Joel 2:1-2 + Psalm 103:8-14 + 2 Corinthians 5:20b-6:10 + Matthew 6:1-6, 16-21
The prophet Joel is one of the twelve minor prophets in the Hebrew scriptures from whom we don’t hear much in our usual rotation of scripture readings. Now, a minor prophet is not an unimportant one, just one that wrote a short entry into the canon of scripture. The twelve minor prophets all fit together on one scroll, unlike the major prophets – Isaiah, Jeremiah, Ezekiel, and Daniel.
Joel is interesting also because we don’t know much about him. We don’t know when he lived and wrote or what era he wrote about. Usually we can pick up clues to situate the prophets, but not Joel (and not Malachi, either, for that matter). What we do know is that his prophetic writings were prompted by an ecological disaster in the form of a plague of locusts. We don’t have much experience with plagues of locusts these days, but in the ancient near east, they could prove devastating to a people who lived off the land. A locust plague destroyed crops which led to famine and starvation, livestock died off, and populations were forced to pick up and move elsewhere.
It would be understandable to think that a plague was a judgment from God or whatever deity one happened to serve.
But that’s not actually what Joel says. Things were so bad, so devastating, and the disaster continued to come in such waves that it seemed that the end of the world might be near. You can hear this in the apocalyptic refrain “For the day of the Lord is near” (1:15). So it isn’t assumed that this is divine retribution for anything the people might have done. Maybe the end really is near?
But what if? What if we repent and return to God? This is not some cheap bargaining tactic. It isn’t an expectation that God will cause an end to the plague. Joel calls the people to a fast, to prayer, to turn to God in their time of need. And the imagery he uses for a God of love and compassion is feminine. When Joel writes,
Return to the Lord, your God, for he is gracious and merciful,slow to anger, and abounding in steadfast love, and relents from punishing. (2:13)

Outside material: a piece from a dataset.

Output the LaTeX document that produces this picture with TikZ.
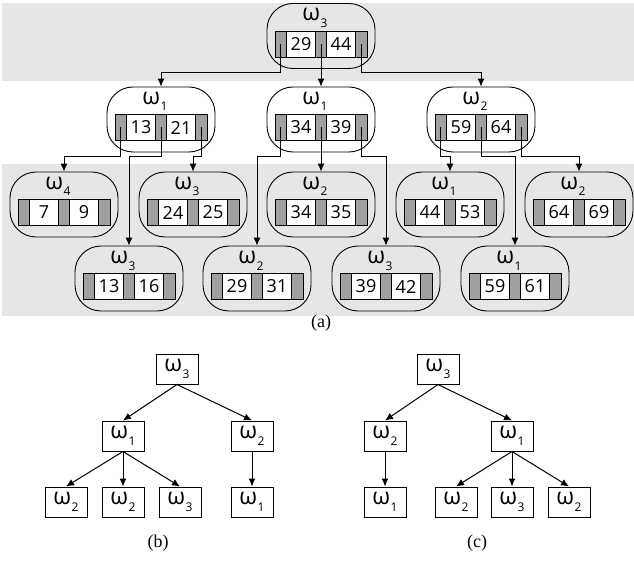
\documentclass[tikz,border=0pt]{standalone}
\usepackage{fontspec}
\setmainfont{Liberation Serif}
\newfontfamily\labfont{Open Sans}
\usetikzlibrary{arrows.meta}

\definecolor{band}{HTML}{E6E6E6}
\definecolor{ptr}{HTML}{A0A0A0}

\newcommand{\om}[1]{{\labfont\fontsize{23}{23}\selectfont ω\kern0.5pt\raisebox{-6.5pt}{\fontsize{12}{12}\selectfont #1}}}

\newcommand{\bnode}[6]{%
  \node[outer] (#1) at (#2,#3) {};
  \node[lab] (#1w) at (#2-6,#3-15) {\om{#4}};
  \node[ptrcell] (#1p1) at (#2-40.25,#3+8) {};
  \node[keycell] (#1k1) at (#2-20,#3+8) {#5};
  \node[ptrcell] (#1p2) at (#2,#3+8) {};
  \node[keycell] (#1k2) at (#2+20,#3+8) {#6};
  \node[ptrcell] (#1p3) at (#2+40.25,#3+8) {};
}

\begin{document}
\begin{tikzpicture}[x=1pt,y=-1pt,
  outer/.style={draw, rounded corners=26pt, minimum width=108pt, minimum height=65pt, line width=0.9pt},
  lab/.style={inner sep=0pt, anchor=base},
  ptrcell/.style={draw, fill=ptr, minimum width=11.5pt, minimum height=26pt, inner sep=0pt, line width=0.7pt},
  keycell/.style={draw, fill=white, minimum width=29pt, minimum height=26pt, inner sep=0pt, line width=0.7pt, font=\labfont\fontsize{18}{18}\selectfont},
  arr/.style={-{Latex[length=8pt,width=7pt]}, line width=1pt},
  sbox/.style={draw, minimum width=42pt, minimum height=30pt, inner sep=0pt, line width=1pt},
  sublabel/.style={font=\fontsize{18}{18}\selectfont}]
  \useasboundingbox (0,0) rectangle (634,561);
  \fill[band] (2,3) rectangle (634,81);
  \fill[band] (2,164) rectangle (634,316);

  \coordinate (bus1) at (0,73);
  \coordinate (bus2) at (0,157);

  \bnode{R}{321}{36}{3}{29}{44}
  \bnode{A}{161}{119.5}{1}{13}{21}
  \bnode{B}{321}{119.5}{1}{34}{39}
  \bnode{C}{481}{119.5}{2}{59}{64}
  \bnode{D}{64}{204.5}{4}{7}{9}
  \bnode{E}{193}{204.5}{3}{24}{25}
  \bnode{F}{321}{204.5}{2}{34}{35}
  \bnode{G}{450}{204.5}{1}{44}{53}
  \bnode{H}{579}{204.5}{2}{64}{69}
  \bnode{I}{129}{278.5}{3}{13}{16}
  \bnode{J}{257}{278.5}{2}{29}{31}
  \bnode{K}{386}{278.5}{3}{39}{42}
  \bnode{L}{515}{278.5}{1}{59}{61}

  \draw[arr] (Rp1.center) -- (Rp1.center |- bus1) -| (A.north);
  \draw[arr] (Rp2.center) -- (B.north);
  \draw[arr] (Rp3.center) -- (Rp3.center |- bus1) -| (C.north);
  \draw[arr] (Ap1.center) -- (Ap1.center |- bus2) -| (D.north);
  \draw[arr] (Ap2.center) -- (Ap2.center |- bus2) -| (I.north);
  \draw[arr] (Ap3.center) -- (Ap3.center |- bus2) -| (E.north);
  \draw[arr] (Bp1.center) -- (Bp1.center |- bus2) -| (J.north);
  \draw[arr] (Bp2.center) -- (F.north);
  \draw[arr] (Bp3.center) -- (Bp3.center |- bus2) -| (K.north);
  \draw[arr] (Cp1.center) -- (Cp1.center |- bus2) -| (G.north);
  \draw[arr] (Cp2.center) -- (Cp2.center |- bus2) -| (L.north);
  \draw[arr] (Cp3.center) -- (Cp3.center |- bus2) -| (H.north);

  \node[sublabel] (la) at (321,323) {(a)};

  \node[sbox] (bR) at (177,369) {\om{3}};
  \node[sbox] (b1) at (123,436) {\om{1}};
  \node[sbox] (b2) at (252,436) {\om{2}};
  \node[sbox] (b11) at (66,502) {\om{2}};
  \node[sbox] (b12) at (123,502) {\om{2}};
  \node[sbox] (b13) at (180,502) {\om{3}};
  \node[sbox] (b21) at (252,502) {\om{1}};
  \draw[arr] (bR.south) -- (b1.north);
  \draw[arr] (bR.south) -- (b2.north);
  \draw[arr] (b1.south) -- (b11.north);
  \draw[arr] (b1.south) -- (b12.north);
  \draw[arr] (b1.south) -- (b13.north);
  \draw[arr] (b2.south) -- (b21.north);
  \node[sublabel] (lb) at (158,543) {(b)};

  \node[sbox] (cR) at (438,369) {\om{3}};
  \node[sbox] (c1) at (385,436) {\om{2}};
  \node[sbox] (c2) at (512,436) {\om{1}};
  \node[sbox] (c11) at (385,502) {\om{1}};
  \node[sbox] (c21) at (456,502) {\om{2}};
  \node[sbox] (c22) at (512,502) {\om{3}};
  \node[sbox] (c23) at (569,502) {\om{2}};
  \draw[arr] (cR.south) -- (c1.north);
  \draw[arr] (cR.south) -- (c2.north);
  \draw[arr] (c1.south) -- (c11.north);
  \draw[arr] (c2.south) -- (c21.north);
  \draw[arr] (c2.south) -- (c22.north);
  \draw[arr] (c2.south) -- (c23.north);
  \node[sublabel] (lc) at (477,543) {(c)};
\end{tikzpicture}
\end{document}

the word for merciful – rahum – is the same root for the word womb.Joel is calling the people to turn, to return, not for fear of punishment or to appease a vengeful God, but to do so because God loves them as a mother loves. God’s mercy and love are as a mother for her children. Let us turn because God our Mother loves us and desires nothing else than that we come home when we have strayed. When life has gotten in the way of our devotion to the One who gave us life.
It is not an accident that this reading is assigned for Ash Wednesday, that day we are called to keep a “Holy Lent.”
You see, Lent is not a punishment. It is an opportunity.
The giving up or the taking on, the confession and penitence – none of this should be construed as God’s judgement on us or some effort on our part to win God’s favor.
Everything that we do in this season of Lent is intended to help us reset, refocus, reorient ourselves toward the God who loves us as a mother loves her children. When we spend some time in prayer and fasting, in giving to charity and serving others, we are preparing ourselves to receive the great gift that comes to us in the passion, death, and resurrection of our Savior.
Bear in mind as we join together in receiving ashes and saying the litany of penitence in just a little while that one meaning of the word “repent” is metanoia, to turn around. Turn toward the One who came into the world in human flesh, the One who knows that we are incapable on our own of saving ourselves, the One who longs for us to return as a mother longs for her children.
Accept this Lenten fast as a gift. An opportunity to draw near to the God who draws near to us.